» What to work on
Can you set down, exactly as they appear below, the lines from the opening of the material through the one bearing "start_date = '2023-12-19'", minus the pictures?

** Begin **

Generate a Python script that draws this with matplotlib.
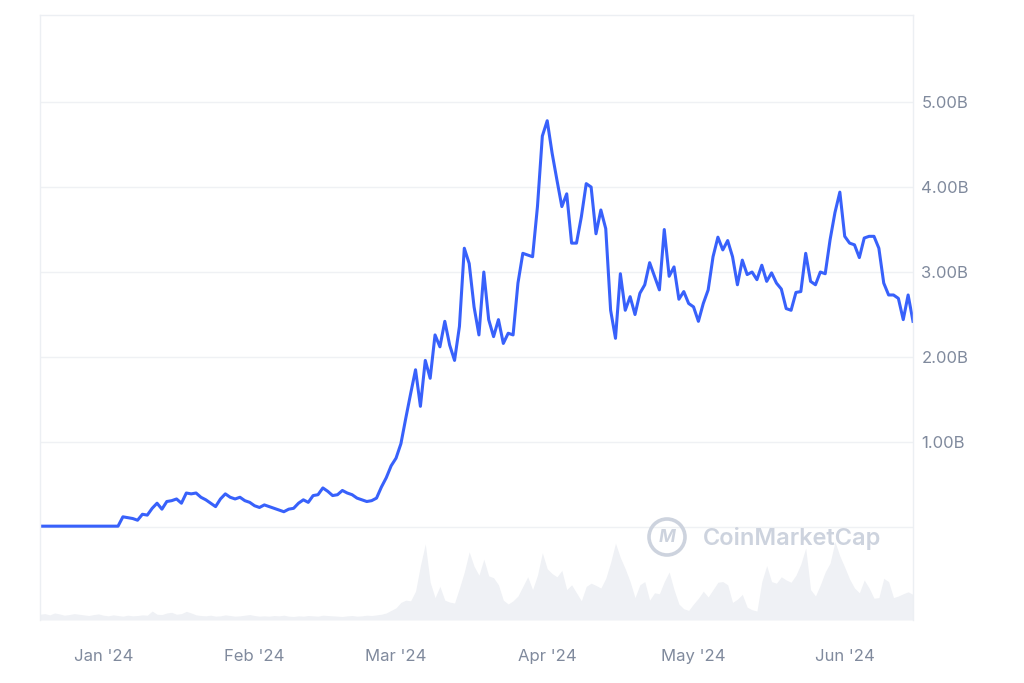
import pandas as pd
import matplotlib.pyplot as plt
import matplotlib.dates as mdates
from matplotlib.patches import Ellipse

# --- datos ---
start_date = '2023-12-19'

# capitalizacion de mercado diaria, en miles de millones (B)
market_cap_b = [
    0.01, 0.01, 0.01, 0.01, 0.01, 0.01, 0.01, 0.01, 0.01, 0.01,
    0.01, 0.01, 0.01, 0.01, 0.01, 0.01, 0.01, 0.12, 0.11, 0.10,
    0.08, 0.15, 0.14, 0.22, 0.28, 0.21, 0.30, 0.31, 0.33, 0.28,
    0.40, 0.39, 0.40, 0.35, 0.32, 0.28, 0.24, 0.33, 0.39, 0.35,
    0.33, 0.35, 0.31, 0.29, 0.25, 0.23, 0.26, 0.24, 0.22, 0.20,
    0.18, 0.21, 0.22, 0.28, 0.32, 0.29, 0.37, 0.38, 0.46, 0.42,
    0.37, 0.38, 0.43, 0.40, 0.38, 0.34, 0.32, 0.30, 0.31, 0.34,
    0.47, 0.58, 0.72, 0.81, 0.98, 1.28, 1.57, 1.85, 1.42, 1.96,
    1.75, 2.26, 2.12, 2.42, 2.14, 1.96, 2.36, 3.28, 3.10, 2.59,
    2.26, 3.00, 2.44, 2.24, 2.44, 2.16, 2.28, 2.26, 2.87, 3.22,
    3.20, 3.18, 3.77, 4.60, 4.78, 4.40, 4.08, 3.77, 3.92, 3.34,
    3.34, 3.65, 4.04, 4.00, 3.45, 3.73, 3.51, 2.55, 2.22, 2.98,
    2.55, 2.71, 2.50, 2.75, 2.85, 3.11, 2.95, 2.79, 3.50, 2.95,
    3.06, 2.68, 2.77, 2.63, 2.59, 2.42, 2.63, 2.79, 3.18, 3.41,
    3.26, 3.37, 3.18, 2.85, 3.14, 2.97, 3.00, 2.91, 3.08, 2.89,
    2.99, 2.87, 2.80, 2.57, 2.55, 2.76, 2.77, 3.22, 2.89, 2.85,
    3.00, 2.98, 3.38, 3.70, 3.94, 3.42, 3.34, 3.32, 3.17, 3.40,
    3.42, 3.42, 3.28, 2.87, 2.73, 2.73, 2.69, 2.44, 2.73, 2.42,
]

# volumen diario (unidades relativas)
volume = [
    18, 20, 16, 22, 19, 15, 17, 20, 18, 16,
    14, 17, 19, 15, 13, 16, 14, 12, 15, 13,
    14, 16, 15, 28, 18, 17, 22, 24, 18, 20,
    27, 22, 16, 14, 13, 15, 12, 13, 16, 14,
    12, 13, 15, 17, 14, 12, 13, 12, 14, 13,
    15, 12, 11, 13, 12, 14, 13, 12, 15, 14,
    13, 12, 11, 13, 14, 12, 13, 15, 14, 16,
    18, 22, 30, 38, 55, 62, 60, 90, 170, 238,
    118, 70, 105, 62, 56, 53, 100, 150, 213, 168,
    140, 190, 138, 132, 110, 62, 50, 60, 75, 105,
    135, 95, 140, 210, 160, 145, 135, 155, 95, 110,
    85, 60, 105, 115, 108, 100, 130, 180, 240, 195,
    160, 120, 70, 110, 120, 62, 85, 82, 120, 150,
    95, 50, 35, 30, 50, 68, 90, 72, 95, 118,
    120, 110, 55, 65, 80, 40, 32, 28, 120, 170,
    120, 115, 135, 125, 118, 140, 175, 225, 95, 75,
    110, 150, 178, 245, 200, 165, 128, 100, 85, 125,
    100, 68, 70, 130, 120, 70, 75, 82, 88, 80,
]

y_ticks = [0, 1, 2, 3, 4, 5]
y_tick_labels = ['', '1.00B', '2.00B', '3.00B', '4.00B', '5.00B']

fechas = pd.date_range(start_date, periods=len(market_cap_b), freq='D')

# --- figura ---
plt.rcParams['font.family'] = ['Inter', 'DejaVu Sans']
fig = plt.figure(figsize=(10.24, 6.83), dpi=100)
rect = [40 / 1024, 1 - 620 / 683, 873 / 1024, 605 / 683]

# volumen en un eje aparte, detras
ax_vol = fig.add_axes(rect)
ax_vol.fill_between(fechas, volume, 0, color='#eff1f5', lw=0)
ax_vol.set_ylim(0, 1890)
ax_vol.set_xlim(fechas[0], fechas[-1])
ax_vol.axis('off')

ax = fig.add_axes(rect, sharex=ax_vol)
ax.patch.set_alpha(0)
ax.plot(fechas, market_cap_b, color='#3861fb', lw=2.2, solid_joinstyle='round')
ax.set_ylim(-1.094, 6.024)
ax.set_xlim(fechas[0], fechas[-1])

for v in y_ticks:
    ax.axhline(v, color='#eff1f4', lw=1.0, zorder=0)

ax.yaxis.tick_right()
ax.set_yticks(y_ticks)
ax.set_yticklabels(y_tick_labels)
ax.tick_params(axis='y', length=0, pad=6, labelsize=12, labelcolor='#808a9d')

ax.xaxis.set_major_locator(mdates.MonthLocator(bymonth=[1, 2, 3, 4, 5, 6]))
ax.xaxis.set_major_formatter(mdates.DateFormatter("%b '%y"))
ax.tick_params(axis='x', length=0, pad=21, labelsize=12, labelcolor='#808a9d')

for s in ax.spines.values():
    s.set_color('#eceff3')
    s.set_linewidth(1.0)
ax.spines['bottom'].set_visible(False)

# marca de agua
wm_color = '#cdd3de'
fig.text(703 / 1024, 1 - 538 / 683, 'CoinMarketCap', fontsize=17, fontweight='semibold',
         color=wm_color, va='center', ha='left')
logo = Ellipse((667 / 1024, 1 - 537 / 683), 36 / 1024, 36 / 683, transform=fig.transFigure,
               fill=False, lw=2.6, ec=wm_color)
fig.add_artist(logo)
fig.text(667 / 1024, 1 - 538 / 683, 'M', fontsize=13, fontweight='bold', style='italic',
         color=wm_color, ha='center', va='center')

fig.savefig('out.png', dpi=100, facecolor='white')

** End **

» Solution
Generate a Python script that draws this with matplotlib.
import pandas as pd
import matplotlib.pyplot as plt
import matplotlib.dates as mdates
from matplotlib.patches import Ellipse

# --- datos ---
start_date = '2023-12-19'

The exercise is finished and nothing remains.